Write out every entry exactly as given, but omit the pictures.

--- start RECORD SET ---

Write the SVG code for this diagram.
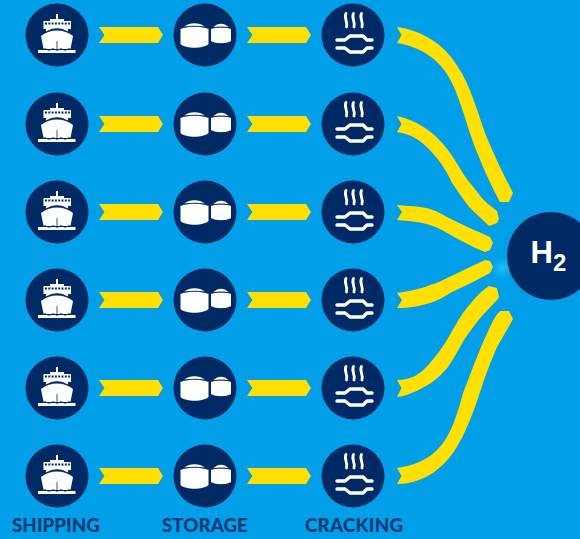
<svg xmlns="http://www.w3.org/2000/svg" width="580" height="539" viewBox="0 0 580 539">
<style>
.n{fill:#002a66}.w{fill:#fff}.y{fill:#ffe000}
.d{fill:none;stroke:#002a66}
.ws{fill:none;stroke:#fff;stroke-linecap:round;stroke-linejoin:round}
.t{font-family:"Lato","Liberation Sans",sans-serif;font-weight:900;font-size:18.800px;fill:#0a3a78}
.h{font-family:"Liberation Sans",sans-serif;font-weight:700;fill:#fff}
</style>
<defs>
<radialGradient id="glow"><stop offset="0" stop-color="#22bdf7"/><stop offset="1" stop-color="#22bdf7" stop-opacity="0"/></radialGradient>
<symbol id="ship" overflow="visible">
<circle class="n" r="31.500"/>
<path class="w" d="M-13.500 -14H-7V-16H-1V-21H1V-16H7V-14H14V-6H11V-3.500C4 -8 -4 -8 -11 -3.500V-6H-13.500Z"/>
<path class="w" d="M-16 1C-8 -6.500 8 -6.500 16 1L13.500 14H-13.500Z"/>
<path class="w" d="M-19 15H18.500V18H-19Z"/>
<path class="d" stroke-width="2" stroke-dasharray="2 1.300" d="M-12 -11.500H13"/>
<path class="d" stroke-width=".8" d="M0 6V15"/>
<path class="d" stroke-width="1" d="M-14 14.500q2 -1.500 4 0t4 0t4 0t4 0t4 0t4 0t4 0"/>
</symbol>
<symbol id="tanks" overflow="visible">
<circle class="n" r="31.500"/>
<path class="w" d="M-24.500 -6.500C-18 -9 -3 -9 3.500 -6.500V9C-2 14 -19 14 -24.500 9Z"/>
<path class="w" d="M-21 -8.500C-15 -13 -6 -13 0 -8.500Z"/>
<path class="w" d="M6 -6.500C10 -8 22 -8 26 -6.500V6C21 9 11 9 6 6Z"/>
<path class="w" d="M8.500 -8C13 -12.500 19 -12.500 23.500 -8Z"/>
<path class="d" stroke-width=".9" d="M-24.500 -6.500C-18 -9.500 -3 -9.500 3.500 -6.500M6 -6.500C10 -8.500 22 -8.500 26 -6.500"/>
</symbol>
<symbol id="crack" overflow="visible">
<circle class="n" r="31.500"/>
<path class="ws" stroke-width="2.800" d="M-7 -21.500C-9.500 -17 -5 -14 -6.500 -8M.5 -21.500C-2 -17 2.500 -14 1 -8M8.500 -21.500C6 -17 10.500 -14 9 -8"/>
<path class="ws" stroke-width="3.400" stroke-linecap="butt" d="M-16 5H-8L-3 1H10L14 5H19M-16 13H-8L-3 17H10L14 13H19"/>
</symbol>
<symbol id="arr" overflow="visible">
<path class="y" d="M-32 -8H27L32 0L27 8H-32L-26.500 0Z"/>
</symbol>
</defs>
<rect width="580" height="539" fill="#009fe8"/>
<circle cx="502" cy="268" r="11" fill="url(#glow)"/>
<g id="connectors">
<use href="#arr" x="131" y="35"/><use href="#arr" x="279" y="35"/>
<use href="#arr" x="131" y="124"/><use href="#arr" x="279" y="124"/>
<use href="#arr" x="131" y="212"/><use href="#arr" x="279" y="212"/>
<use href="#arr" x="131" y="300"/><use href="#arr" x="279" y="300"/>
<use href="#arr" x="131" y="388"/><use href="#arr" x="279" y="388"/>
<use href="#arr" x="131" y="476"/><use href="#arr" x="279" y="476"/>
<path class="y" d="M397 27L401.500 35L397 43C420 47 440 58 452 83C462 103 469 135 479 157C484 170 490 183 500 202H509L513 193L508 183C501 170 492 150 485 133C477 110 470 85 458 67C444 43 420 30 397 27Z"/>
<path class="y" d="M397 116L401.500 124L397 132C408 134 420 137 436 157C444 167 449 176 452 183C459 193 464 200 469 207L489 226L497 223L499 219L497 211C491 206 486 203 481 197C476 190 469 182 464 175C459 167 454 158 448 150C433 130 415 120 397 116Z"/>
<path class="y" d="M397 205L402 212L397 220C410 221 420 222 430 225C437 227 442 230 447 233C460 240 472 247 485 252L490 250L493 243L490 237C477 231 460 224 447 217C440 213 436 211 430 209C420 206 408 206 397 205Z"/>
<path class="y" d="M397 293L402 300L397 308C410 308 420 306 430 303C437 301 444 297 450 293C463 287 477 280 490 273L493 267L490 261L485 260C472 266 460 272 447 278C440 282 436 283 430 285C420 289 410 291 397 293Z"/>
<path class="y" d="M397 380L401.500 388L397 397C407 396 420 390 431 383C438 378 443 373 448 367C454 358 459 349 464 340C469 332 475 325 481 317L497 300L499 297L497 288L489 286C486 288 483 290 480 293C474 299 468 306 463 313C457 322 452 331 447 340C442 348 436 356 430 363C425 369 419 374 413 377C408 379 402 380 397 380Z"/>
<path class="y" d="M397 468L401.500 476L397 484C403 484 408 483 413 482C420 480 427 477 433 473C441 467 448 460 453 453C460 443 465 432 470 420C475 408 479 395 483 383C487 371 492 359 497 347L508 328L513 319L509 311H500C495 316 493 321 490 327C486 336 481 346 477 357C472 369 468 381 463 393C460 405 456 417 452 427C448 436 443 444 437 450C431 456 424 460 417 463C411 465 404 467 397 468Z"/>
</g>
<g id="shipping-1"><use href="#ship" x="57" y="35"/></g>
<g id="storage-1"><use href="#tanks" x="205" y="35"/></g>
<g id="cracking-1"><use href="#crack" x="353" y="35"/></g>
<g id="shipping-2"><use href="#ship" x="57" y="124"/></g>
<g id="storage-2"><use href="#tanks" x="205" y="124"/></g>
<g id="cracking-2"><use href="#crack" x="353" y="124"/></g>
<g id="shipping-3"><use href="#ship" x="57" y="212"/></g>
<g id="storage-3"><use href="#tanks" x="205" y="212"/></g>
<g id="cracking-3"><use href="#crack" x="353" y="212"/></g>
<g id="shipping-4"><use href="#ship" x="57" y="300"/></g>
<g id="storage-4"><use href="#tanks" x="205" y="300"/></g>
<g id="cracking-4"><use href="#crack" x="353" y="300"/></g>
<g id="shipping-5"><use href="#ship" x="57" y="388"/></g>
<g id="storage-5"><use href="#tanks" x="205" y="388"/></g>
<g id="cracking-5"><use href="#crack" x="353" y="388"/></g>
<g id="shipping-6"><use href="#ship" x="57" y="476"/></g>
<g id="storage-6"><use href="#tanks" x="205" y="476"/></g>
<g id="cracking-6"><use href="#crack" x="353" y="476"/></g>
<g id="hydrogen">
<circle class="n" cx="551" cy="256" r="44"/>
<text class="h" x="530.500" y="263" font-size="31">H<tspan font-size="24" dy="8">2</tspan></text>
</g>
<g id="labels">
<text class="t" x="12" y="532">SHIPPING</text>
<text class="t" x="162" y="532">STORAGE</text>
<text class="t" x="305" y="532" textLength="98">CRACKING</text>
</g>
</svg>
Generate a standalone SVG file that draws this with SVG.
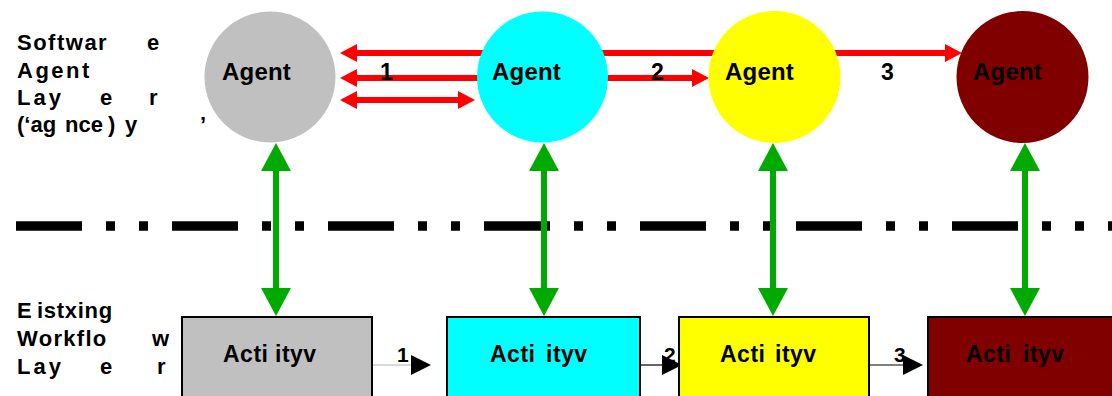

--- end RECORD SET ---

• _EXERCISE OUTPUT_:
Write the SVG code for this diagram.
<svg xmlns="http://www.w3.org/2000/svg" width="580" height="539" viewBox="0 0 580 539">
<style>
.n{fill:#002a66}.w{fill:#fff}.y{fill:#ffe000}
.d{fill:none;stroke:#002a66}
.ws{fill:none;stroke:#fff;stroke-linecap:round;stroke-linejoin:round}
.t{font-family:"Lato","Liberation Sans",sans-serif;font-weight:900;font-size:18.800px;fill:#0a3a78}
.h{font-family:"Liberation Sans",sans-serif;font-weight:700;fill:#fff}
</style>
<defs>
<radialGradient id="glow"><stop offset="0" stop-color="#22bdf7"/><stop offset="1" stop-color="#22bdf7" stop-opacity="0"/></radialGradient>
<symbol id="ship" overflow="visible">
<circle class="n" r="31.500"/>
<path class="w" d="M-13.500 -14H-7V-16H-1V-21H1V-16H7V-14H14V-6H11V-3.500C4 -8 -4 -8 -11 -3.500V-6H-13.500Z"/>
<path class="w" d="M-16 1C-8 -6.500 8 -6.500 16 1L13.500 14H-13.500Z"/>
<path class="w" d="M-19 15H18.500V18H-19Z"/>
<path class="d" stroke-width="2" stroke-dasharray="2 1.300" d="M-12 -11.500H13"/>
<path class="d" stroke-width=".8" d="M0 6V15"/>
<path class="d" stroke-width="1" d="M-14 14.500q2 -1.500 4 0t4 0t4 0t4 0t4 0t4 0t4 0"/>
</symbol>
<symbol id="tanks" overflow="visible">
<circle class="n" r="31.500"/>
<path class="w" d="M-24.500 -6.500C-18 -9 -3 -9 3.500 -6.500V9C-2 14 -19 14 -24.500 9Z"/>
<path class="w" d="M-21 -8.500C-15 -13 -6 -13 0 -8.500Z"/>
<path class="w" d="M6 -6.500C10 -8 22 -8 26 -6.500V6C21 9 11 9 6 6Z"/>
<path class="w" d="M8.500 -8C13 -12.500 19 -12.500 23.500 -8Z"/>
<path class="d" stroke-width=".9" d="M-24.500 -6.500C-18 -9.500 -3 -9.500 3.500 -6.500M6 -6.500C10 -8.500 22 -8.500 26 -6.500"/>
</symbol>
<symbol id="crack" overflow="visible">
<circle class="n" r="31.500"/>
<path class="ws" stroke-width="2.800" d="M-7 -21.500C-9.500 -17 -5 -14 -6.500 -8M.5 -21.500C-2 -17 2.500 -14 1 -8M8.500 -21.500C6 -17 10.500 -14 9 -8"/>
<path class="ws" stroke-width="3.400" stroke-linecap="butt" d="M-16 5H-8L-3 1H10L14 5H19M-16 13H-8L-3 17H10L14 13H19"/>
</symbol>
<symbol id="arr" overflow="visible">
<path class="y" d="M-32 -8H27L32 0L27 8H-32L-26.500 0Z"/>
</symbol>
</defs>
<rect width="580" height="539" fill="#009fe8"/>
<circle cx="502" cy="268" r="11" fill="url(#glow)"/>
<g id="connectors">
<use href="#arr" x="131" y="35"/><use href="#arr" x="279" y="35"/>
<use href="#arr" x="131" y="124"/><use href="#arr" x="279" y="124"/>
<use href="#arr" x="131" y="212"/><use href="#arr" x="279" y="212"/>
<use href="#arr" x="131" y="300"/><use href="#arr" x="279" y="300"/>
<use href="#arr" x="131" y="388"/><use href="#arr" x="279" y="388"/>
<use href="#arr" x="131" y="476"/><use href="#arr" x="279" y="476"/>
<path class="y" d="M397 27L401.500 35L397 43C420 47 440 58 452 83C462 103 469 135 479 157C484 170 490 183 500 202H509L513 193L508 183C501 170 492 150 485 133C477 110 470 85 458 67C444 43 420 30 397 27Z"/>
<path class="y" d="M397 116L401.500 124L397 132C408 134 420 137 436 157C444 167 449 176 452 183C459 193 464 200 469 207L489 226L497 223L499 219L497 211C491 206 486 203 481 197C476 190 469 182 464 175C459 167 454 158 448 150C433 130 415 120 397 116Z"/>
<path class="y" d="M397 205L402 212L397 220C410 221 420 222 430 225C437 227 442 230 447 233C460 240 472 247 485 252L490 250L493 243L490 237C477 231 460 224 447 217C440 213 436 211 430 209C420 206 408 206 397 205Z"/>
<path class="y" d="M397 293L402 300L397 308C410 308 420 306 430 303C437 301 444 297 450 293C463 287 477 280 490 273L493 267L490 261L485 260C472 266 460 272 447 278C440 282 436 283 430 285C420 289 410 291 397 293Z"/>
<path class="y" d="M397 380L401.500 388L397 397C407 396 420 390 431 383C438 378 443 373 448 367C454 358 459 349 464 340C469 332 475 325 481 317L497 300L499 297L497 288L489 286C486 288 483 290 480 293C474 299 468 306 463 313C457 322 452 331 447 340C442 348 436 356 430 363C425 369 419 374 413 377C408 379 402 380 397 380Z"/>
<path class="y" d="M397 468L401.500 476L397 484C403 484 408 483 413 482C420 480 427 477 433 473C441 467 448 460 453 453C460 443 465 432 470 420C475 408 479 395 483 383C487 371 492 359 497 347L508 328L513 319L509 311H500C495 316 493 321 490 327C486 336 481 346 477 357C472 369 468 381 463 393C460 405 456 417 452 427C448 436 443 444 437 450C431 456 424 460 417 463C411 465 404 467 397 468Z"/>
</g>
<g id="shipping-1"><use href="#ship" x="57" y="35"/></g>
<g id="storage-1"><use href="#tanks" x="205" y="35"/></g>
<g id="cracking-1"><use href="#crack" x="353" y="35"/></g>
<g id="shipping-2"><use href="#ship" x="57" y="124"/></g>
<g id="storage-2"><use href="#tanks" x="205" y="124"/></g>
<g id="cracking-2"><use href="#crack" x="353" y="124"/></g>
<g id="shipping-3"><use href="#ship" x="57" y="212"/></g>
<g id="storage-3"><use href="#tanks" x="205" y="212"/></g>
<g id="cracking-3"><use href="#crack" x="353" y="212"/></g>
<g id="shipping-4"><use href="#ship" x="57" y="300"/></g>
<g id="storage-4"><use href="#tanks" x="205" y="300"/></g>
<g id="cracking-4"><use href="#crack" x="353" y="300"/></g>
<g id="shipping-5"><use href="#ship" x="57" y="388"/></g>
<g id="storage-5"><use href="#tanks" x="205" y="388"/></g>
<g id="cracking-5"><use href="#crack" x="353" y="388"/></g>
<g id="shipping-6"><use href="#ship" x="57" y="476"/></g>
<g id="storage-6"><use href="#tanks" x="205" y="476"/></g>
<g id="cracking-6"><use href="#crack" x="353" y="476"/></g>
<g id="hydrogen">
<circle class="n" cx="551" cy="256" r="44"/>
<text class="h" x="530.500" y="263" font-size="31">H<tspan font-size="24" dy="8">2</tspan></text>
</g>
<g id="labels">
<text class="t" x="12" y="532">SHIPPING</text>
<text class="t" x="162" y="532">STORAGE</text>
<text class="t" x="305" y="532" textLength="98">CRACKING</text>
</g>
</svg>
Generate a standalone SVG file that draws this with SVG.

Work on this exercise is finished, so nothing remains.